Wednesday, March 18, 2009

I made the right decision

I did. I know I did. yet somehow other people who cant see past the nose on their face seem to think that a dog should be spared no matter the circumstances. Even if it means a human is harmed. One person on freecyle attacked me and told me I am fucking nuts and mentally ill and my children will suffer through their life with me. told me I should never kill a dog. what the hell? I am SAVING MY CHILDRENS LIVES! not to mention the lives of other people's children! I was willing to make the hard choices and follow through, in the interest of safety. No one who wrote me to ask about why I would put him down wanted to take him home and risk THEIR family, but I should risk mine and those around me? get the fuck off my back if you are not walkin in my shoes.
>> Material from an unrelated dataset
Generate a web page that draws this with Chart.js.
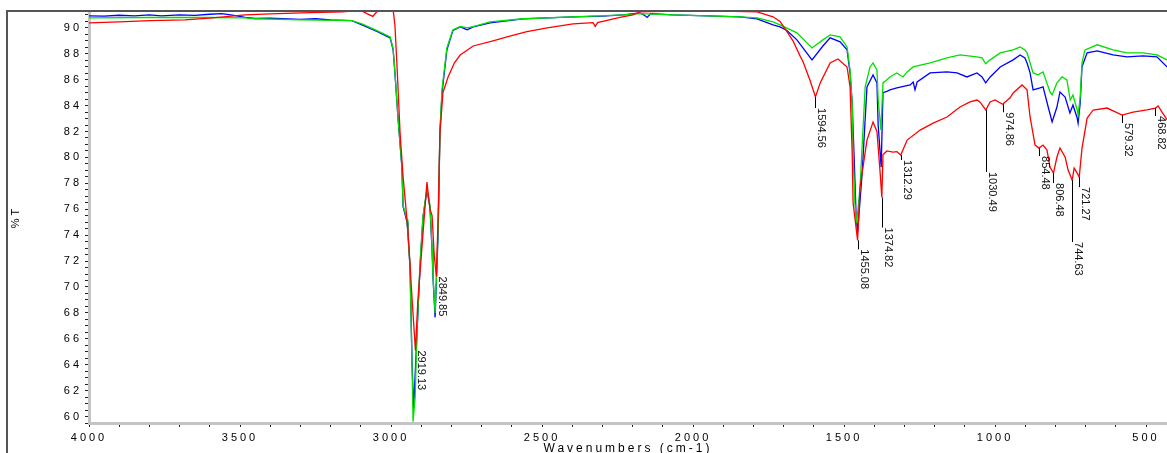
<!DOCTYPE html>
<html lang="en">
<head>
  <meta charset="UTF-8" />
  <title>FTIR spectra</title>
  <script src="https://cdn.jsdelivr.net/npm/chart.js"></script>
  <style>
    body {
      margin: 0;
      background-color: #ffffff;
    }
    #ftir {
      display: block;
    }
  </style>
</head>
<body>
  <canvas id="ftir" width="1167" height="453"></canvas>

  <script>
    // wavenumber (cm-1) / %T pairs for each sample
    const redWn = [4000, 3900, 3800, 3682, 3600, 3483, 3400, 3295, 3162, 3100, 3080, 3060, 3045, 3010, 2993, 2987, 2980, 2970, 2960, 2944, 2930, 2919.13, 2911, 2894, 2881, 2871, 2864, 2857, 2849.85, 2844, 2838, 2828, 2811, 2790, 2771, 2728, 2662, 2616, 2550, 2483, 2397, 2331, 2324, 2316, 2242, 2199, 2175, 2066, 1900, 1788, 1735, 1712, 1689, 1669, 1645, 1636, 1613, 1594.56, 1579, 1546, 1520, 1490, 1480, 1473, 1470, 1455.08, 1447, 1424, 1404, 1391, 1381, 1374.82, 1371, 1358, 1338, 1325, 1312.29, 1291, 1248, 1205, 1159, 1116, 1083, 1060, 1050, 1030.49, 1016.5, 1000, 974.86, 950, 940, 910.6, 894, 884, 867.5, 854.48, 841, 828, 818, 806.48, 795, 785, 768, 758, 744.63, 738, 728, 721.27, 712, 695, 675, 629, 600, 579.32, 543, 497, 468.82, 460, 447, 430];
    const redT = [90.39, 90.46, 90.55, 90.62, 90.75, 91.0, 91.08, 91.16, 91.24, 91.35, 91.1, 90.88, 91.3, 91.45, 91.4, 90.2, 87.0, 81.9, 78.5, 74.4, 69.0, 65.1, 69.0, 74.15, 78.1, 76.0, 75.5, 72.5, 70.8, 75.4, 81.9, 85.0, 86.2, 87.3, 87.9, 88.6, 89.0, 89.3, 89.7, 90.0, 90.3, 90.4, 90.1, 90.4, 90.8, 91.0, 91.24, 91.3, 91.3, 91.24, 90.85, 90.5, 89.7, 89.0, 87.8, 87.4, 85.98, 84.66, 85.75, 87.29, 87.6, 86.98, 85.44, 80.33, 76.5, 73.6, 77.7, 81.34, 82.73, 82.0, 79.0, 76.9, 80.2, 80.5, 80.41, 80.45, 80.18, 81.34, 82.11, 82.65, 83.12, 83.89, 84.28, 84.43, 84.28, 83.66, 84.28, 84.43, 84.1, 84.6, 84.97, 85.59, 85.21, 83.12, 80.95, 80.72, 80.95, 80.57, 79.25, 78.79, 80.03, 80.72, 80.03, 79.02, 78.25, 79.17, 78.79, 78.48, 80.72, 83.04, 83.66, 83.81, 83.5, 83.27, 83.5, 83.66, 83.81, 83.97, 83.5, 82.89];

    const blueWn = [4000, 3950, 3900, 3850, 3800, 3760, 3700, 3650, 3600, 3560, 3520, 3483, 3450, 3400, 3300, 3250, 3200, 3130, 3096, 3043, 3003, 2993, 2987, 2977, 2964, 2960, 2947, 2944, 2937, 2930, 2925, 2914, 2904, 2894, 2881, 2871, 2864, 2861, 2854, 2844, 2838, 2831, 2815, 2795, 2770, 2748, 2728, 2672, 2563, 2397, 2300, 2231, 2176, 2160, 2152, 2140, 2066, 1954, 1844, 1788, 1735, 1712, 1689, 1656, 1606, 1570, 1546, 1513, 1490, 1480, 1473, 1465, 1460, 1455, 1440, 1424, 1404, 1391, 1387, 1377, 1371, 1358, 1348, 1325, 1281, 1271, 1265, 1258, 1215, 1159, 1126, 1093, 1060, 1043, 1031, 1016, 983, 940, 917, 901, 894, 884, 874, 851, 841, 824, 811, 795, 785, 768, 752, 742, 728, 725, 718, 712, 695, 662, 609, 563, 510, 464, 430];
    const blueT = [90.93, 90.9, 90.97, 90.93, 91.0, 90.93, 91.0, 90.97, 91.05, 91.1, 90.97, 90.8, 90.72, 90.75, 90.66, 90.7, 90.62, 90.55, 90.23, 89.69, 89.23, 88.3, 86.5, 83.1, 79.25, 76.2, 75.0, 74.15, 71.52, 63.8, 60.6, 66.42, 71.52, 75.39, 77.47, 76.16, 72.83, 70.75, 67.65, 74.15, 81.88, 84.97, 88.3, 89.8, 90.08, 89.85, 90.08, 90.39, 90.7, 90.85, 90.9, 91.0, 91.16, 90.95, 90.8, 91.1, 91.0, 90.93, 90.85, 90.7, 90.23, 90.08, 89.8, 89.07, 87.53, 88.6, 89.23, 88.92, 88.3, 86.5, 84.2, 79.0, 75.5, 74.23, 78.79, 85.44, 86.37, 85.75, 82.5, 79.25, 85.0, 85.1, 85.21, 85.36, 85.6, 85.82, 85.21, 85.82, 86.52, 86.6, 86.52, 86.21, 86.52, 86.21, 85.75, 86.21, 86.98, 87.53, 87.91, 87.68, 87.29, 86.52, 85.21, 85.36, 85.44, 83.89, 82.73, 83.89, 85.05, 84.66, 83.43, 84.05, 83.04, 82.65, 84.2, 87.0, 88.07, 88.22, 87.91, 87.76, 87.84, 87.76, 86.98];

    const greenWn = [4000, 3800, 3600, 3483, 3450, 3300, 3130, 3096, 3043, 3003, 2993, 2987, 2977, 2964, 2960, 2947, 2944, 2937, 2930, 2927, 2920, 2914, 2904, 2894, 2881, 2871, 2864, 2861, 2854, 2844, 2838, 2831, 2815, 2795, 2770, 2748, 2728, 2672, 2563, 2397, 2231, 2176, 2066, 1954, 1844, 1788, 1735, 1712, 1656, 1606, 1570, 1546, 1513, 1490, 1480, 1473, 1470, 1464, 1458, 1447, 1430, 1414, 1404, 1391, 1387, 1378, 1371, 1358, 1348, 1325, 1305, 1291, 1271, 1215, 1159, 1116, 1060, 1043, 1031, 1016, 983, 940, 917, 901, 894, 874, 858, 841, 818, 811, 795, 778, 762, 751, 742, 728, 725, 718, 712, 702, 662, 609, 563, 510, 464, 430];
    const greenT = [90.77, 90.8, 90.8, 90.77, 90.7, 90.62, 90.55, 90.3, 89.75, 89.3, 88.4, 86.6, 83.1, 79.3, 76.3, 75.2, 74.2, 71.5, 63.5, 59.6, 61.5, 66.5, 71.8, 75.5, 77.6, 76.3, 73.0, 70.9, 68.0, 74.5, 82.1, 85.3, 88.45, 89.85, 90.1, 90.0, 90.1, 90.46, 90.7, 90.85, 91.0, 91.1, 91.0, 90.93, 90.85, 90.77, 90.46, 90.23, 89.61, 88.45, 89.07, 89.46, 89.3, 88.53, 86.75, 84.2, 80.3, 76.47, 74.92, 77.71, 85.44, 86.98, 87.29, 86.75, 84.5, 82.1, 85.75, 86.0, 86.21, 86.52, 86.21, 86.6, 86.98, 87.29, 87.68, 87.91, 87.76, 87.68, 87.22, 87.53, 88.07, 88.3, 88.53, 88.3, 88.07, 86.52, 86.37, 86.6, 85.05, 84.82, 85.75, 86.21, 85.98, 84.43, 84.82, 83.66, 83.27, 84.66, 87.29, 88.3, 88.69, 88.3, 88.07, 88.07, 87.91, 87.53];

    // picked peaks (on the red trace)
    const peakWn = [2919.13, 2849.85, 1594.56, 1455.08, 1374.82, 1312.29, 1030.49, 974.86, 854.48, 806.48, 744.63, 721.27, 579.32, 468.82];

    const toPoints = (wn, t) => wn.map((x, i) => ({ x: x, y: t[i] }));

    // length of the black leader under each peak label, px
    const leaderLen = [0, 0, 11, 9, 30, 5, 62, 8, 8, 10, 62, 10, 8, 8];

    // canvas letter spacing for the axis text
    const wideText = {
      id: 'wideText',
      beforeDraw(chart) {
        chart.ctx.letterSpacing = '3px';
      }
    };

    const peakLabels = {
      id: 'peakLabels',
      afterDatasetsDraw(chart) {
        const ctx = chart.ctx;
        const xs = chart.scales.x;
        const ys = chart.scales.y;
        ctx.save();
        ctx.letterSpacing = '0px';
        ctx.strokeStyle = '#000';
        ctx.fillStyle = '#111';
        ctx.lineWidth = 1;
        ctx.font = '11px "Liberation Sans", Arial, sans-serif';
        ctx.textAlign = 'left';
        ctx.textBaseline = 'alphabetic';
        peakWn.forEach((wn, i) => {
          const t = redT[redWn.indexOf(wn)];
          const px = Math.round(xs.getPixelForValue(wn)) + 0.5;
          const py = ys.getPixelForValue(t);
          const len = leaderLen[i];
          if (len > 0) {
            ctx.beginPath();
            ctx.moveTo(px, py);
            ctx.lineTo(px, py + len);
            ctx.stroke();
          }
          ctx.save();
          ctx.translate(px + 2, py + len);
          ctx.rotate(Math.PI / 2);
          ctx.fillText(wn.toFixed(2), 0, 0);
          ctx.restore();
        });
        ctx.restore();
      }
    };

    // outer frame: left edge and top edge
    const frame = {
      id: 'frame',
      afterDraw(chart) {
        const ctx = chart.ctx;
        ctx.save();
        ctx.strokeStyle = '#555';
        ctx.lineWidth = 2;
        ctx.beginPath();
        ctx.moveTo(7, 453);
        ctx.lineTo(7, 11);
        ctx.lineTo(1167, 11);
        ctx.stroke();
        ctx.restore();
      }
    };

    Chart.defaults.font.family = '"Liberation Sans", Arial, sans-serif';
    Chart.defaults.font.size = 11;
    Chart.defaults.color = '#000';

    new Chart(document.getElementById('ftir'), {
      type: 'line',
      data: {
        datasets: [
          { data: toPoints(redWn, redT), borderColor: '#ff0000' },
          { data: toPoints(greenWn, greenT), borderColor: '#00e000' },
          { data: toPoints(blueWn, blueT), borderColor: '#0000ff' }
        ]
      },
      options: {
        responsive: false,
        animation: false,
        devicePixelRatio: 1,
        layout: { padding: { top: 11, right: 0, bottom: 0, left: 0 } },
        elements: {
          point: { radius: 0 },
          line: { borderWidth: 1.3, tension: 0 }
        },
        plugins: {
          legend: { display: false },
          tooltip: { enabled: false }
        },
        scales: {
          x: {
            type: 'linear',
            reverse: true,
            min: 430.6,
            max: 4000,
            afterFit(s) {
              s.height = 30;
              s.paddingLeft = 0;
              s.paddingRight = 0;
            },
            border: { display: true, color: '#c4c4c4', width: 3 },
            grid: { drawOnChartArea: false, tickLength: 4, tickColor: '#222', tickWidth: 1 },
            ticks: {
              stepSize: 100,
              autoSkip: false,
              includeBounds: false,
              maxRotation: 0,
              padding: 4,
              callback: v => (v % 500 === 0 ? String(v) : '')
            },
            title: {
              display: true,
              text: 'Wavenumbers (cm-1)',
              font: { size: 12 },
              padding: { top: 0, bottom: -3 }
            }
          },
          y: {
            min: 59.5,
            max: 91.3,
            afterFit(s) {
              s.width = 89;
              s.paddingTop = 0;
              s.paddingBottom = 0;
            },
            border: { display: true, color: '#c4c4c4', width: 3 },
            grid: { drawOnChartArea: false, tickLength: 4, tickColor: '#222', tickWidth: 1 },
            ticks: {
              stepSize: 0.5,
              autoSkip: false,
              includeBounds: false,
              padding: 3,
              callback: v => (Number.isInteger(v) && v % 2 === 0 ? String(v) : '')
            },
            title: {
              display: true,
              text: '%T',
              font: { size: 11 },
              padding: { top: 9, bottom: 0 }
            }
          }
        }
      },
      plugins: [wideText, peakLabels, frame]
    });
  </script>
</body>
</html>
I loved that dog so much I did what was best for him and everyone else, instead of keeping him alive for my own selfish need to have him near. I said he was to be humanely euthanized and I believe he was. he was with me, who loved him. he died in my lap. how much more humane can you get. I was so honored to be part of his pack. he was willing to defend me to the very end. I felt his love as he growled at the vet, he felt the need to protect me. as he did all that he loved. As much as I felt his love, I knew it was dysfunctional love. I did the right thing. Some people need to get a life and not put their nose where it doesnt belong.